April, May & June 2001
Adjudication of a complaint against the Glasgow Evening Times
Complaints under Clauses 1, 5:
Mrs Sheena Glass of Old Kilpatrick complained on behalf of her daughter-in-law that an article published in the Glasgow Evening Times on 15 January headlined “Mum’s grief at death of transplant toddler” was inaccurate in breach of Clause 1 (Accuracy) and had intruded into the family’s grief in breach of Clause 5 (Intrusion into grief or shock) of the Code of Practice.
She also complained that a reporter had approached her daughter-in-law in breach of Clause 5 of the Code.
The complaints were not upheld:
The article reported the death of the complainant’s grandson and quoted his mother’s response. Two years previously, the child had received ‘groundbreaking’ transplant surgery which had resulted in widespread publicity with which the family and hospital had co-operated.
The complainant stated that permission had not been given for the article to be published following the child’s death: indeed, the family had informed the newspaper through the funeral directors and telephone calls that it did not want any further publicity and the child’s mother had ‘made it very clear’ to a visiting reporter that she did not want the story to be published.
The mother had eventually spoken to the reporter as she appeared sympathetic to her situation but the article gave the misleading impression that the mother had spoken freely to the reporter and inaccurately stated the date of the child’s death.
The newspaper said that its reporter had first approached the funeral directors who directed her to speak to the family. She went to the family home and left a note requesting an interview and, as the newspaper had no record of the complainant’s message that the family did not want any publicity, she went once again to the family home seeking an interview.

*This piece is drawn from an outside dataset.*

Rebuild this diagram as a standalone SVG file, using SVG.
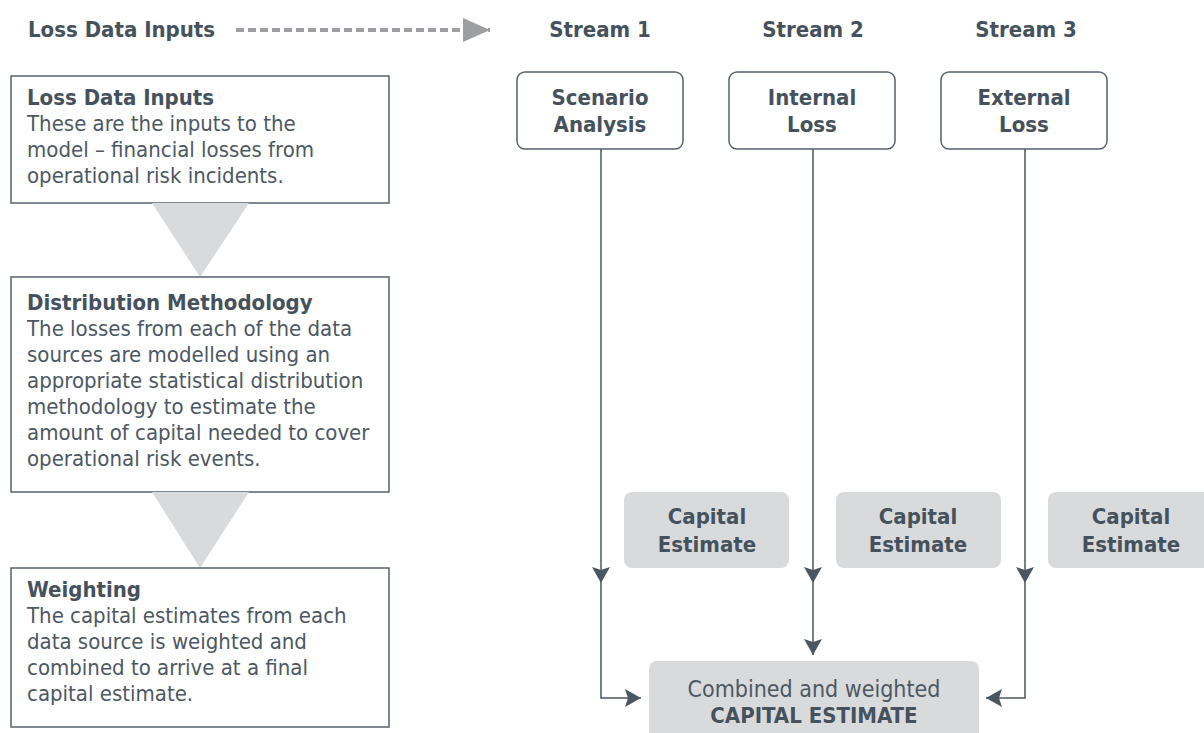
<svg xmlns="http://www.w3.org/2000/svg" width="1204" height="733" viewBox="0 0 1204 733">
  <defs>
    <style>
      .hd { font-family: "DejaVu Sans Condensed", "DejaVu Sans", Verdana, sans-serif; font-stretch: condensed; font-weight: bold; font-size: 22px; fill: #45525d; }
      .bd { font-family: "DejaVu Sans Condensed", "DejaVu Sans", Verdana, sans-serif; font-stretch: condensed; font-size: 22px; fill: #4c5863; }
      .big { font-size: 23px; }
      .ctr { text-anchor: middle; }
      .stage { fill: #ffffff; stroke: #56626c; stroke-width: 1.5; }
      .src { fill: #ffffff; stroke: #56626c; stroke-width: 1.5; }
      .est { fill: #d9dadc; }
      .funnel { fill: #d9dadc; }
      .wire { fill: none; stroke: #4a5661; stroke-width: 1.5; }
    </style>
    <marker id="tip" viewBox="0 0 16 18" refX="16" refY="9" markerWidth="16" markerHeight="18" markerUnits="userSpaceOnUse" orient="auto">
      <path d="M0,0 L16,9 L0,18 L3,9 Z" fill="#4a5661"/>
    </marker>
    <marker id="gtip" viewBox="0 0 27 24" refX="27" refY="12" markerWidth="27" markerHeight="24" markerUnits="userSpaceOnUse" orient="auto">
      <path d="M0,0 L27,12 L0,24 Z" fill="#9c9ea2"/>
    </marker>
  </defs>

  <!-- top legend row -->
  <g id="legend">
    <text class="hd" x="28" y="37">Loss Data Inputs</text>
    <line x1="236" y1="30" x2="490" y2="30" stroke="#9c9ea2" stroke-width="4" stroke-dasharray="8,4" marker-end="url(#gtip)"/>
    <text class="hd ctr" x="600" y="37">Stream 1</text>
    <text class="hd ctr" x="813" y="37">Stream 2</text>
    <text class="hd ctr" x="1026" y="37">Stream 3</text>
  </g>

  <!-- process stages on the left -->
  <g id="stage-inputs">
    <rect class="stage" x="11" y="76" width="378" height="127"/>
    <text class="hd" x="27" y="105">Loss Data Inputs</text>
    <text class="bd" x="27" y="131">These are the inputs to the</text>
    <text class="bd" x="27" y="157">model – financial losses from</text>
    <text class="bd" x="27" y="183">operational risk incidents.</text>
  </g>
  <polygon class="funnel" points="152,203 249,203 200,277"/>

  <g id="stage-distribution">
    <rect class="stage" x="11" y="277" width="378" height="215"/>
    <text class="hd" x="27" y="310">Distribution Methodology</text>
    <text class="bd" x="27" y="336">The losses from each of the data</text>
    <text class="bd" x="27" y="362">sources are modelled using an</text>
    <text class="bd" x="27" y="388">appropriate statistical distribution</text>
    <text class="bd" x="27" y="414">methodology to estimate the</text>
    <text class="bd" x="27" y="440">amount of capital needed to cover</text>
    <text class="bd" x="27" y="466">operational risk events.</text>
  </g>
  <polygon class="funnel" points="152,492 249,492 200,568"/>

  <g id="stage-weighting">
    <rect class="stage" x="11" y="568" width="378" height="159"/>
    <text class="hd" x="27" y="597">Weighting</text>
    <text class="bd" x="27" y="623">The capital estimates from each</text>
    <text class="bd" x="27" y="649">data source is weighted and</text>
    <text class="bd" x="27" y="675">combined to arrive at a final</text>
    <text class="bd" x="27" y="701">capital estimate.</text>
  </g>

  <!-- data sources -->
  <g id="scenario-analysis">
    <rect class="src" x="517" y="72" width="166" height="77" rx="8"/>
    <text class="hd ctr" x="600" y="105">Scenario</text>
    <text class="hd ctr" x="600" y="132">Analysis</text>
  </g>
  <g id="internal-loss">
    <rect class="src" x="729" y="72" width="166" height="77" rx="8"/>
    <text class="hd ctr" x="812" y="105">Internal</text>
    <text class="hd ctr" x="812" y="132">Loss</text>
  </g>
  <g id="external-loss">
    <rect class="src" x="941" y="72" width="166" height="77" rx="8"/>
    <text class="hd ctr" x="1024" y="105">External</text>
    <text class="hd ctr" x="1024" y="132">Loss</text>
  </g>

  <!-- per-stream capital estimates -->
  <g id="capital-1">
    <rect class="est" x="624" y="492" width="165" height="76" rx="8"/>
    <text class="hd ctr" x="707" y="524">Capital</text>
    <text class="hd ctr" x="707" y="552">Estimate</text>
  </g>
  <g id="capital-2">
    <rect class="est" x="836" y="492" width="165" height="76" rx="8"/>
    <text class="hd ctr" x="918" y="524">Capital</text>
    <text class="hd ctr" x="918" y="552">Estimate</text>
  </g>
  <g id="capital-3">
    <rect class="est" x="1048" y="492" width="165" height="76" rx="8"/>
    <text class="hd ctr" x="1131" y="524">Capital</text>
    <text class="hd ctr" x="1131" y="552">Estimate</text>
  </g>

  <!-- combined result -->
  <g id="combined">
    <rect class="est" x="649" y="661" width="330" height="90" rx="8"/>
    <text class="bd big ctr" x="814" y="697">Combined and weighted</text>
    <text class="hd ctr" x="814" y="723">CAPITAL ESTIMATE</text>
  </g>

  <!-- connectors -->
  <g id="connectors">
    <line class="wire" x1="601" y1="149" x2="601" y2="583" marker-end="url(#tip)"/>
    <polyline class="wire" points="601,583 601,698 641,698" marker-end="url(#tip)"/>
    <line class="wire" x1="813" y1="149" x2="813" y2="583" marker-end="url(#tip)"/>
    <line class="wire" x1="813" y1="583" x2="813" y2="655" marker-end="url(#tip)"/>
    <line class="wire" x1="1025" y1="149" x2="1025" y2="583" marker-end="url(#tip)"/>
    <polyline class="wire" points="1025,583 1025,698 986,698" marker-end="url(#tip)"/>
  </g>
</svg>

While the child’s mother had initially been reluctant to talk, she had subsequently discussed her son’s death with the reporter. The woman was aware of the reporter’s identity and at no time was it stated that the story would not be the subject of an article. The newspaper apologised if the reporter’s approach or the article had added to the family’s grief, although the editor stated that this was not of course the paper’s intention. He also apologised for any inaccuracy concerning the date of the child’s death.
The Commission first considered whether the reporter’s approach to the complainant’s daughter-in-law had abided by the terms of the Code. There were differing accounts about whether the newspaper had been aware of the family’s wish prior to the reporter’s approach to the child’s mother, the nature of that approach and whether or not it had been made clear that the subsequent conversation would form the basis of an article. While the Commission could make no ruling on these clearly irreconcilable points it was pleased to note that the editor had apologised promptly to the family following publication for any unintended distress caused.
It was apparent to the Commission both that the newspaper’s reporter had initially identified herself to the mother and that – albeit reluctantly at first – the mother had spoken openly to the reporter about the death of her son. The Commission stressed that Clause 5 of the Code requires that approaches in times of grief be made “with sympathy and discretion” and that publication “must be handled sensitively at such times”.
The Commission did not find that either the reporter’s conduct during the interview nor the published article itself – which was published some time after the child’s death – had breached the Code. It further considered that the publication of the article, though understandably painful to the family, was of legitimate public interest given the previous extensive press coverage concerning the child’s medical history.
The Commission finally considered the complaint of inaccuracy relating to the day the child had died. While the Commission was concerned that a date of such painful importance to the family had been wrongly stated in the article, it noted that the newspaper had apologised for this error and any distress it had caused.
While it sympathised with the family, the Commission considered that this was not a matter which raised a breach of the Code within the context of the article as a whole.